Ne croyez pas ces assassins qui
prétendent vouloir des réformes et
la démocratie ! Ce sont des voyous
armés ! Ils allument une guerre
confessionnelle, et plantent à Homs
la haine contre d’autres villes
syriennes, Damas, Alep, Latakié…
Leurs crimes, commis rien que dans
ma famille, en témoignent. Ils ont
tué mon frère, et le jeune cousin de
ma mère, avec un de leurs obus ou
mortier, alors qu’il était chez lui.
Ils ont kidnappé mon cousin, et ne
l’ont relâché qu’après avoir touché
la rançon demandée : 3 millions de
livres.
Entendez-moi bien : Je ne suis
affiliée à aucun parti, je ne suis
ni pro-régime, ni dans l’opposition.
Je suis une citoyenne syrienne ; je
comprends que la Syrie est en
danger, que ses traditions morales
et les relations simples et normales
des gens entre eux sont en danger.
Ces opposants introduisent dans
notre société des concepts nouveaux
dont nous n’avons pas l’habitude :
le sectarisme et la haine entre les
villes qui signifient déchirement de
la Syrie ; ils menacent notre
Histoire et notre existence. »
Ici se termine
le témoignage que nous a livré cette
femme à Damas le 1er février 2012.
Cette femme voilée nous a raconté -
au travers de son expérience
douloureuse - ce que racontent, par
leur cris, toutes les femmes
syriennes voilées ou pas, lors des
manifestations pacifiques à Damas ou
dans d’autres villes syriennes. Elle
a répété leurs mots, - qui étaient,
après tout, ses mots à elle -
sincères, du fond du cœur. Ce sont
les mots des Syriens, hommes et
femmes.

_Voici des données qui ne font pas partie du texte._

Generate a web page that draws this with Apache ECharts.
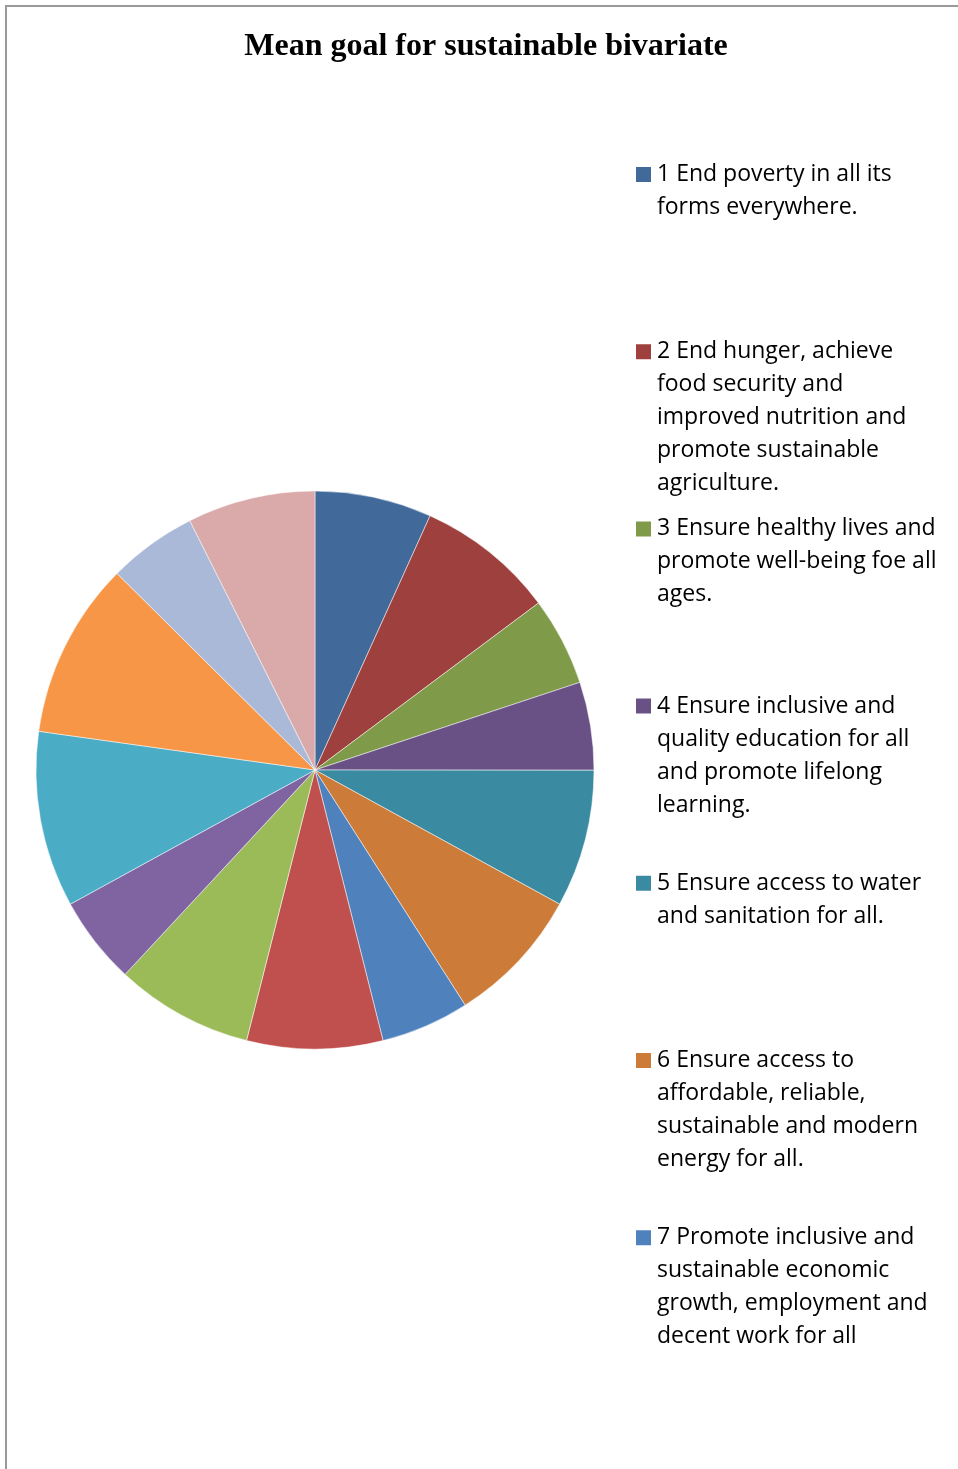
<!DOCTYPE html>
<html>
<head>
<meta charset="utf-8">
<title>Mean goal for sustainable bivariate</title>
<script src="https://cdn.jsdelivr.net/npm/echarts@6/dist/echarts.min.js"></script>
<style>
    html, body { margin: 0; padding: 0; background: #fff; }
    #chart { width: 958px; height: 1469px; }
    .frame {
        position: absolute; left: 5px; top: 5px; width: 960px; height: 1470px;
        border-left: 2px solid #9a9a9a; border-top: 2px solid #9a9a9a;
        pointer-events: none;
    }
</style>
</head>
<body>
<div id="chart"></div>
<div class="frame"></div>
<script>
// goals, in the order the slices run clockwise from 12 o'clock
const goals = [
    '1 End poverty in all its forms everywhere.',
    '2 End hunger, achieve food security and improved nutrition and promote sustainable agriculture.',
    '3 Ensure healthy lives and promote well-being foe all ages.',
    '4 Ensure inclusive and quality education for all and promote lifelong learning.',
    '5 Ensure access to water and sanitation for all.',
    '6 Ensure access to affordable, reliable, sustainable and modern energy for all.',
    '7 Promote inclusive and sustainable economic growth, employment and decent work for all',
    '8 Build resilient infrastructure, promote inclusive and sustainable industrialization and foster innovation.',
    '9 Reduce inequality within and among countries.',
    '10 Make cities and human settlements inclusive, safe, resilient and sustainable.',
    '11 Ensure sustainable consumption and production patterns.',
    '12 Take urgent action to combat climate change and its impacts.',
    '13 Conserve and sustainably use the oceans, seas and marine resources.',
    '14 Protect, restore and promote sustainable use of terrestrial ecosystems.'
];

// mean score per goal
const means = [2.64, 3.13, 2.00, 1.99, 3.11, 3.11, 2.00, 3.07, 3.11, 1.99, 3.98, 3.99, 2.01, 2.89];

const colors = [
    '#416A9B', '#9E413E', '#7F9A48', '#695085', '#3A8BA2', '#CC7B38', '#4F81BD',
    '#C0504D', '#9BBB59', '#8064A2', '#4BACC6', '#F79646', '#AAB9D7', '#D9AAA9'
];

// only the first seven fit in the legend; wrapped as in the original
const legendLines = [
    ['1 End poverty in all its', 'forms everywhere.'],
    ['2 End hunger, achieve', 'food security and', 'improved nutrition and', 'promote sustainable', 'agriculture.'],
    ['3 Ensure healthy lives and', 'promote well-being foe all', 'ages.'],
    ['4 Ensure inclusive and', 'quality education for all', 'and promote lifelong', 'learning.'],
    ['5 Ensure access to water', 'and sanitation for all.'],
    ['6 Ensure access to', 'affordable, reliable,', 'sustainable and modern', 'energy for all.'],
    ['7 Promote inclusive and', 'sustainable economic', 'growth, employment and', 'decent work for all']
];

const chart = echarts.init(document.getElementById('chart'));

const lineH = 33;
const iconSize = 17;
// legend text is centred on its icon, so blank lines are put in front
// to keep the first line level with the square
const legends = legendLines.map((lines, i) => {
    const n = lines.length;
    const iconMid = 174.5 + i * 177.2;
    const label = '\n'.repeat(n - 1) + lines.join('\n');
    return {
        orient: 'vertical',
        left: 634,
        top: iconMid - (2 * n - 1) * lineH / 2,
        padding: 0,
        itemWidth: iconSize,
        itemHeight: iconSize,
        icon: 'rect',
        selectedMode: false,
        data: [goals[i]],
        formatter: () => label,
        textStyle: {
            fontFamily: '"Open Sans", sans-serif',
            fontSize: 23,
            color: '#000',
            lineHeight: lineH
        }
    };
});

chart.setOption({
    animation: false,
    color: colors,
    title: {
        text: 'Mean goal for sustainable bivariate',
        left: 486,
        textAlign: 'center',
        top: 31,
        padding: 0,
        textStyle: {
            fontFamily: '"Liberation Serif", "Times New Roman", serif',
            fontWeight: 'bold',
            fontSize: 32,
            color: '#000'
        }
    },
    legend: legends,
    series: [{
        type: 'pie',
        center: [315, 770],
        radius: 279,
        startAngle: 90,
        clockwise: true,
        label: { show: false },
        labelLine: { show: false },
        emphasis: { disabled: true },
        itemStyle: { borderColor: '#ffffff', borderWidth: 0.5 },
        data: goals.map((g, i) => ({ name: g, value: means[i] }))
    }]
});
</script>
</body>
</html>
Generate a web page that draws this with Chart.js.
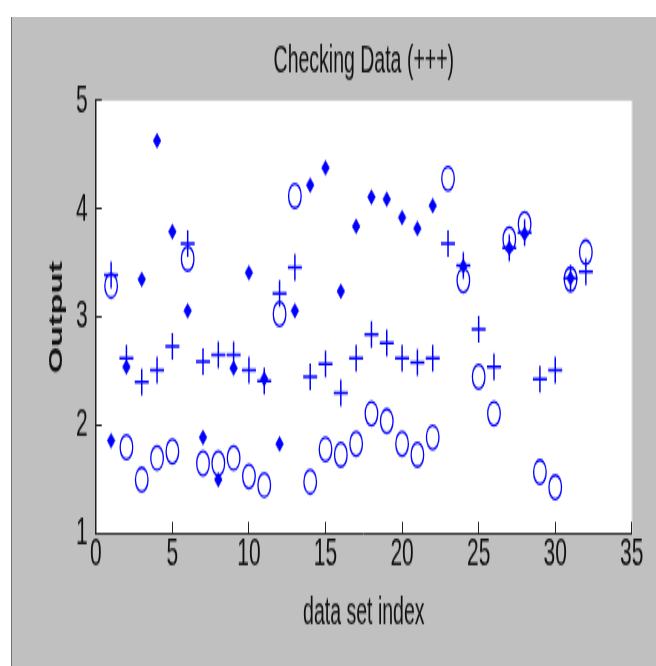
<!DOCTYPE html>
<html>
<head>
<meta charset="utf-8">
<script src="https://cdn.jsdelivr.net/npm/chart.js@4.4.1/dist/chart.umd.min.js"></script>
<style>
    html, body { margin: 0; padding: 0; background: #fff; }
    body { width: 656px; height: 666px; position: relative; overflow: hidden; }
    #fig {
        position: absolute; left: 11px; top: 17px; right: 0; bottom: 0;
        background: #c0c0c0; border-left: 1px solid #707070;
    }
    #chart { position: absolute; left: 0; top: 0; }
</style>
</head>
<body>
<div id="fig"></div>
<!-- drawn at 656x350 and stretched to 656x666, like the squashed screenshot -->
<canvas id="chart" width="656" height="350" style="width:656px;height:666px"></canvas>
<script>
/* ── Data ─────────────────────────────────────── */
const indexes = [1, 2, 3, 4, 5, 6, 7, 8, 9, 10, 11, 12, 13, 14, 15, 16,
    17, 18, 19, 20, 21, 22, 23, 24, 25, 26, 27, 28, 29, 30, 31, 32];

// circles: checking data
const checkData = [3.29, 1.80, 1.50, 1.70, 1.76, 3.54, 1.65, 1.65, 1.70, 1.53, 1.45, 3.03, 4.12, 1.48, 1.78, 1.73,
    1.83, 2.11, 2.04, 1.83, 1.73, 1.89, 4.28, 3.34, 2.45, 2.11, 3.72, 3.86, 1.57, 1.43, 3.35, 3.60];

// plus: model output
const fisOutput = [3.39, 2.62, 2.40, 2.51, 2.73, 3.68, 2.59, 2.65, 2.65, 2.51, 2.41, 3.22, 3.46, 2.45, 2.57, 2.30,
    2.62, 2.84, 2.76, 2.62, 2.58, 2.62, 3.68, 3.48, 2.89, 2.54, 3.64, 3.78, 2.43, 2.51, 3.36, 3.42];

// filled diamonds (only some visible after index 22)
const diamondData = [1.86, 2.54, 3.35, 4.63, 3.79, 3.06, 1.89, 1.50, 2.53, 3.41, 2.43, 1.83, 3.06, 4.22, 4.38, 3.24,
    3.84, 4.11, 4.09, 3.92, 3.82, 4.03, null, 3.47, null, null, 3.64, 3.77, null, null, 3.36, null];

const xTickValues = [0, 5, 10, 15, 20, 25, 30, 35];
const yTickValues = [1, 2, 3, 4, 5];

/* ── Helpers ──────────────────────────────────── */
const BLUE = '#0000ff';
const SANS = "'Liberation Sans', Arial, sans-serif";

const toPoints = (vals) => indexes
    .map((x, i) => ({ x, y: vals[i] }))
    .filter((p) => p.y !== null);

const plotBg = {
    id: 'plotBg',
    beforeDraw(chart) {
        const { ctx, chartArea: a } = chart;
        ctx.save();
        ctx.fillStyle = '#fff';
        ctx.fillRect(a.left, a.top, a.right - a.left, a.bottom - a.top);
        ctx.strokeStyle = '#d6d6d6';
        ctx.lineWidth = 1;
        ctx.beginPath();
        ctx.moveTo(a.right + 0.5, a.top);
        ctx.lineTo(a.right + 0.5, a.bottom);
        ctx.stroke();
        ctx.restore();
    },
};

/* ── Chart ────────────────────────────────────── */
new Chart(document.getElementById('chart'), {
    type: 'scatter',
    data: {
        datasets: [
            {
                label: 'checking data',
                data: toPoints(checkData),
                pointStyle: 'circle',
                pointRadius: 6.3,
                pointBorderWidth: 1.3,
                borderColor: BLUE,
                backgroundColor: 'rgba(0,0,0,0)',
            },
            {
                label: 'output',
                data: toPoints(fisOutput),
                pointStyle: 'cross',
                pointRadius: 7,
                pointBorderWidth: 1.5,
                borderColor: BLUE,
                backgroundColor: BLUE,
            },
            {
                label: 'diamonds',
                data: toPoints(diamondData),
                pointStyle: 'rectRot',
                pointRadius: 3.9,
                pointBorderWidth: 0.5,
                borderColor: BLUE,
                backgroundColor: BLUE,
            },
        ],
    },
    options: {
        responsive: false,
        animation: false,
        events: [],
        layout: {
            padding: { left: 0, right: 24.2, top: 0, bottom: 0 },
        },
        plugins: {
            legend: { display: false },
            tooltip: { enabled: false },
            title: {
                display: true,
                fullSize: false,
                text: 'Checking Data (+++)',
                color: '#111',
                font: { family: SANS, size: 19.5, weight: 'normal', lineHeight: 1.2 },
                padding: { top: 20.7, bottom: 8.8 },
            },
        },
        scales: {
            x: {
                type: 'linear',
                min: 0,
                max: 35,
                afterFit: (s) => { s.height = 69.5; },
                afterBuildTicks: (s) => { s.ticks = xTickValues.map((v) => ({ value: v })); },
                ticks: {
                    color: '#111',
                    padding: 6.3,
                    maxRotation: 0,
                    font: { family: SANS, size: 21, lineHeight: 1 },
                },
                grid: {
                    drawOnChartArea: false,
                    drawTicks: true,
                    tickLength: -6.3,
                    color: '#222',
                },
                border: { color: '#222', width: 1 },
                title: {
                    display: true,
                    text: 'data set index',
                    color: '#111',
                    font: { family: SANS, size: 19.5, lineHeight: 1.2 },
                    padding: { top: 0, bottom: 15.3 },
                },
            },
            y: {
                min: 1,
                max: 5,
                afterFit: (s) => { s.width = 95.8; },
                afterBuildTicks: (s) => { s.ticks = yTickValues.map((v) => ({ value: v })); },
                ticks: {
                    color: '#111',
                    padding: 14,
                    font: { family: SANS, size: 21, lineHeight: 1 },
                },
                grid: {
                    drawOnChartArea: false,
                    drawTicks: true,
                    tickLength: -6,
                    color: '#222',
                },
                border: { color: '#222', width: 1.5 },
                title: {
                    display: true,
                    text: 'Output',
                    color: '#111',
                    font: { family: SANS, size: 18, weight: 'bold', lineHeight: 1.2 },
                    padding: { top: 46, bottom: 0 },
                },
            },
        },
    },
    plugins: [plotBg],
});
</script>
</body>
</html>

Des mots issus de la douleur
de la mort de son frère, issus de sa
douleur personnelle à la vue de ce
que Homs, sa ville d’origine, est
devenue, désormais soumise à la
terreur et aux atrocités d’hommes
armés dont ils occupent des
quartiers en pratiquant le lavage de
cerveau sur leurs habitants.
Dans le contexte traumatique
entretenu par cette « démocratie
armée » qui répand la terreur, nous
ne pouvons pas divulguer le nom de
la femme qui témoigne ici, ni celui
de son frère, pour ne pas exposer
ses enfants et son épouse, à un
enlèvement ou un assassinat.
Nous gardons le nom du frère
disparu, pour le livrer à ceux qui,
plus tard, jugeront les assassins.
Dr Nadia KHOST
2 février 2012
Post scriptum
Le témoignage poignant que Nadia Khost a recueilli décrit une réalité
que l’ONU, Amnesty International,
Human Rights Watch, - et les
journalistes de nos radios,
télévisions, et presse écrite - se
refusent obstinément à reconnaître
en reprenant sans examen comme
véridiques les massacres attribués
par l’opposition uniquement aux
forces de sécurité de Damas. Ainsi
que le nombre de tués et de blessés
livrés par un douteux «
Observatoire syrien
des droits de l’Homme », basé à
Londres, financé et créé à des fins
de propagande par des États du Golfe
et des Etats occidentaux. Ce qui
revient à soutenir, au moins
passivement, les gouvernements qui,
sous couvert de «
démocratisation » et de «
protection des
civils », attisent cyniquement -
dans ces pays qui, comme la Syrie,
échappent à leur influence - tous
les germes de division, sans la
moindre considération pour les
malheurs qui vont en résulter pour
les populations concernées.
Les envoyés spéciaux ne parlent
jamais de l’angoissante réalité des
Syriens tétanisés par la peur de ces
gangs armés qui kidnappent,
torturent, rançonnent, tuent leurs
père, fils, cousin, et les soldats
qui viennent à leur secours ;
horrifiés quand ils reconnaissent un
parent parmi les cadavres mutilés
montrés sur Aljazeera ou Alarabya,
et entendent les véritables
assassins dire que les auteurs de
ces atrocités « sont
les soldats de Bachar el-Assad.
»
C’est de cette dure et
invraisemblable réalité que parle ce
témoignage. Il conduit à comprendre
que ce n’est pas l’armée régulière
du gouvernement el-Assad qui fait le
plus de mal au peuple syrien. Et à
s’interroger sur les biais et la
responsabilité de journalistes qui
se contentent - intentionellement ou
pas - de répéter ce que disent ces
« opposants »
armés qu’ils présentent en «
libérateurs ».
Silvia Cattori
7 février 2012
Traduit par Rim
(le 6 février 2012) pour le site
silviacattori.net.
L’écrivaine
syrienne Nadia Khost — auteur de
nombreux ouvrages, d’essais, et de
nouvelles portant sur l’histoire,
l’architecture, la conservation et
la protection du patrimoine de la
Civilisation Arabe — vit à Damas.
[1]
Les quartiers de Bab Sba et Bab Dreib
sont sous le contrôle des groupes armés
opposés au gouvernement.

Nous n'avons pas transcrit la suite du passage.